Capital.fr : Qu’est-ce que le «brown-out» ? Un nouveau syndrome de maladie professionnelle ?
Dr. François Baumann (1) : Disons plutôt que ces deux enseignants ont baptisé d’un terme, promis à un bel avenir, une situation que bien des cadres ressentent : celle d’avoir à effectuer des tâches, en contradiction avec leur éthique personnelle. C’est le manager qui doit mettre la pression sur son équipe pour atteindre ses propres objectifs, sans lui donner les moyens de réussir. C’est le commercial qui doit vendre des produits fabriqués dans des conditions très médiocres et dont la qualité laisse à désirer.
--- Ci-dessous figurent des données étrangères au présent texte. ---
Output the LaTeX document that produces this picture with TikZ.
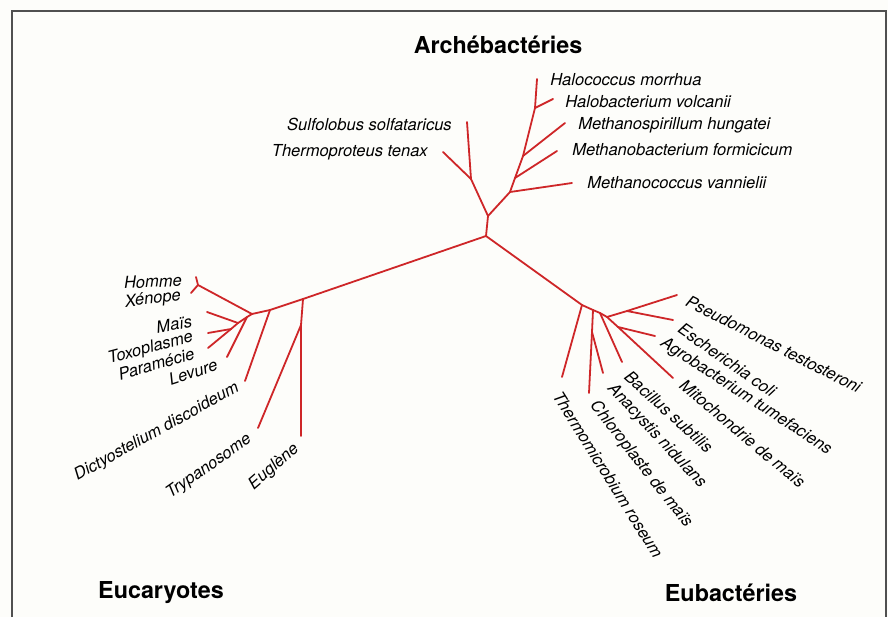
\documentclass[tikz,border=0pt]{standalone}
\usepackage{fontspec}
\setmainfont{TeX Gyre Heros}
\definecolor{treered}{RGB}{206,38,40}
\definecolor{framegray}{RGB}{80,80,80}
\definecolor{paper}{RGB}{253,253,250}
\begin{document}
\begin{tikzpicture}[x=0.75pt,y=-0.75pt,
    branch/.style={treered, line width=1.35pt, line cap=round, line join=round},
    taxon/.style={inner sep=0pt, font=\fontsize{12.4}{14}\selectfont\itshape},
    kingdom/.style={inner sep=0pt, font=\fontsize{17.5}{20}\selectfont\bfseries}]
  \fill[paper] (0,0) rectangle (888,617);
  \useasboundingbox (0,0) rectangle (888,617);
  \draw[framegray, line width=1.5pt] (12,617) -- (12,11) -- (886,11) -- (886,617);

  % tree nodes
  \coordinate (root) at (486,236);
  \coordinate (arch) at (488,216);
  \coordinate (cren) at (471,179);
  \coordinate (sulfT) at (467,122);
  \coordinate (thprT) at (443,152);
  \coordinate (eur1) at (510,192);
  \coordinate (eur2) at (515,178);
  \coordinate (eur3) at (523,156);
  \coordinate (eur4) at (535,108);
  \coordinate (hcocT) at (537,79);
  \coordinate (hbacT) at (553,99);
  \coordinate (mspiT) at (565,123);
  \coordinate (mbacT) at (557,151);
  \coordinate (mcocT) at (572,183);

  \coordinate (euk1) at (303,299);
  \coordinate (tryp0) at (301,325);
  \coordinate (eugT) at (301,436);
  \coordinate (trypT) at (258,428);
  \coordinate (euk2) at (270,310);
  \coordinate (dictT) at (245,381);
  \coordinate (euk3) at (252,314);
  \coordinate (homx) at (198,285);
  \coordinate (homT) at (196,277);
  \coordinate (xenT) at (191,293);
  \coordinate (lev0) at (247,317);
  \coordinate (levT) at (227,357);
  \coordinate (mtp) at (238,323);
  \coordinate (maisT) at (207,312);
  \coordinate (tox0) at (231,329);
  \coordinate (toxT) at (208,333);
  \coordinate (parT) at (208,348);

  \coordinate (bac1) at (582,305);
  \coordinate (thmiT) at (562,377);
  \coordinate (bac2) at (593,310);
  \coordinate (chloT) at (589,393);
  \coordinate (ana0) at (592,332);
  \coordinate (anaT) at (603,373);
  \coordinate (bsu0) at (600,313);
  \coordinate (bsuT) at (622,362);
  \coordinate (bac3) at (607,317);
  \coordinate (pseT) at (677,295);
  \coordinate (esc0) at (627,311);
  \coordinate (escT) at (673,320);
  \coordinate (mitT) at (673,378);
  \coordinate (agr0) at (618,327);
  \coordinate (agrT) at (655,336);

  % branches
  \draw[branch] (root) -- (arch);
  \draw[branch] (arch) -- (cren) -- (sulfT);
  \draw[branch] (cren) -- (thprT);
  \draw[branch] (arch) -- (eur1) -- (eur2) -- (eur3) -- (eur4) -- (hcocT);
  \draw[branch] (eur4) -- (hbacT);
  \draw[branch] (eur3) -- (mspiT);
  \draw[branch] (eur2) -- (mbacT);
  \draw[branch] (eur1) -- (mcocT);

  \draw[branch] (root) -- (euk1) -- (tryp0) -- (eugT);
  \draw[branch] (tryp0) -- (trypT);
  \draw[branch] (euk1) -- (euk2) -- (euk3) -- (homx) -- (homT);
  \draw[branch] (homx) -- (xenT);
  \draw[branch] (euk2) -- (dictT);
  \draw[branch] (euk3) -- (lev0) -- (mtp) -- (maisT);
  \draw[branch] (lev0) -- (levT);
  \draw[branch] (mtp) -- (tox0) -- (parT);
  \draw[branch] (tox0) -- (toxT);

  \draw[branch] (root) -- (bac1) -- (thmiT);
  \draw[branch] (bac1) -- (bac2) -- (ana0) -- (chloT);
  \draw[branch] (ana0) -- (anaT);
  \draw[branch] (bac2) -- (bsu0) -- (bac3) -- (esc0) -- (pseT);
  \draw[branch] (bsu0) -- (bsuT);
  \draw[branch] (esc0) -- (escT);
  \draw[branch] (bac3) -- (agr0) -- (mitT);
  \draw[branch] (agr0) -- (agrT);

  % labels
  \node[kingdom] (archeb) at (498,45) {Archébactéries};
  \node[kingdom] (eucar) at (161,593) {Eucaryotes};
  \node[kingdom] (eubac) at (731,593) {Eubactéries};

  \node[taxon, anchor=west] (hcoc) at (550,80) {Halococcus morrhua};
  \node[taxon, anchor=west] (hbac) at (565,102) {Halobacterium volcanii};
  \node[taxon, anchor=west] (mspi) at (578,125) {Methanospirillum hungatei};
  \node[taxon, anchor=west] (mbac) at (572,150) {Methanobacterium formicicum};
  \node[taxon, anchor=west] (mcoc) at (587,183) {Methanococcus vannielii};
  \node[taxon, anchor=east] (sulf) at (452,124) {Sulfolobus solfataricus};
  \node[taxon, anchor=east] (thpr) at (428,152) {Thermoproteus tenax};

  \node[taxon, anchor=east, rotate=3] (hom) at (182,280) {Homme};
  \node[taxon, anchor=east, rotate=7] (xen) at (181,296) {Xénope};
  \node[taxon, anchor=east, rotate=10] (mais) at (192,321) {Maïs};
  \node[taxon, anchor=east, rotate=15] (tox) at (193,337) {Toxoplasme};
  \node[taxon, anchor=east, rotate=16] (par) at (194,353) {Paramécie};
  \node[taxon, anchor=east, rotate=18] (lev) at (217,364) {Levure};
  \node[taxon, anchor=east, rotate=29] (dict) at (238,387) {Dictyostelium discoideum};
  \node[taxon, anchor=east, rotate=35] (tryp) at (250,438) {Trypanosome};
  \node[taxon, anchor=east, rotate=41] (eug) at (297,447) {Euglène};

  \node[taxon, anchor=west, rotate=-27] (pse) at (687,300) {Pseudomonas testosteroni};
  \node[taxon, anchor=west, rotate=-35] (esc) at (680,327) {Escherichia coli};
  \node[taxon, anchor=west, rotate=-33] (agr) at (662,342) {Agrobacterium tumefaciens};
  \node[taxon, anchor=west, rotate=-40] (mit) at (682,383) {Mitochondrie de maïs};
  \node[taxon, anchor=west, rotate=-42] (bsu) at (627,374) {Bacillus subtilis};
  \node[taxon, anchor=west, rotate=-47] (ana) at (610,386) {Anacystis nidulans};
  \node[taxon, anchor=west, rotate=-52] (chlo) at (593,403) {Chloroplaste de maïs};
  \node[taxon, anchor=west, rotate=-58] (thmi) at (557,393) {Thermomicrobium roseum};
\end{tikzpicture}
\end{document}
C’est le responsable RH qui doit virer du personnel pour faire des économies. Les situations diffèrent mais à chaque fois la logique reste là-même. Certains s’en accommodent en mettant un mouchoir sur leurs actes et en se disant que s’ils ne le font pas, d’autres le feront à leur place. D’autres, non. Et quand l’écartèlement psychologique est trop grand, cela peut créer une angoisse voire des phénomènes dépressifs.

Capital.fr : Mais des salariés devant agir contre leur conscience, ce n’est pas franchement nouveau ?
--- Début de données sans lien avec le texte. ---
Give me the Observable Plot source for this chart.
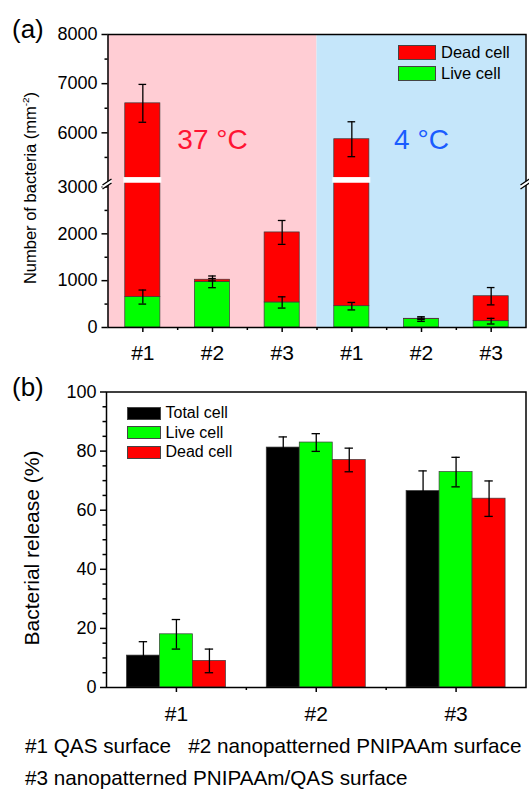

Dr. François Baumann : Non, vous avez raison. Mais l’épuisement professionnel ou burn-out, dont on parle beaucoup depuis dix ans, existait aussi bien avant. Simplement, aujourd’hui, des experts identifient les différentes causes du mal-être en entreprise. Et le brown-out en fait partie. Cela a le mérite de nommer les problèmes et pour les patients, de ne plus se sentir méprisés quand ils évoquent leurs souffrances au travail. Bien sûr, tout le monde ne sera pas concerné de la même manière. Les cyniques ou les ambitieux résisteront mieux que les autres.

Capital.fr : Et pour les autres, existe-t-il des solutions ?
Dr. François Baumann : Quand un cadre doit agir contre sa morale, sans que cela soit naturellement délictueux, il ne faut pas être naïf. Allez dire à votre N+1 que vous refusez de virer un membre de votre équipe car vous n’avez pas grand chose à lui reprocher, ne le fera pas changer d’avis. Au contraire, c’est vous qui serez dans le viseur pour une faiblesse incompatible avec une activité de manager. La seule solution sera alors de partir, ce qui par les temps qui courent est une prise de risque professionnelle importante. Mais si la situation est psychologiquement trop difficile à supporter, c’est encore la meilleure chose à faire.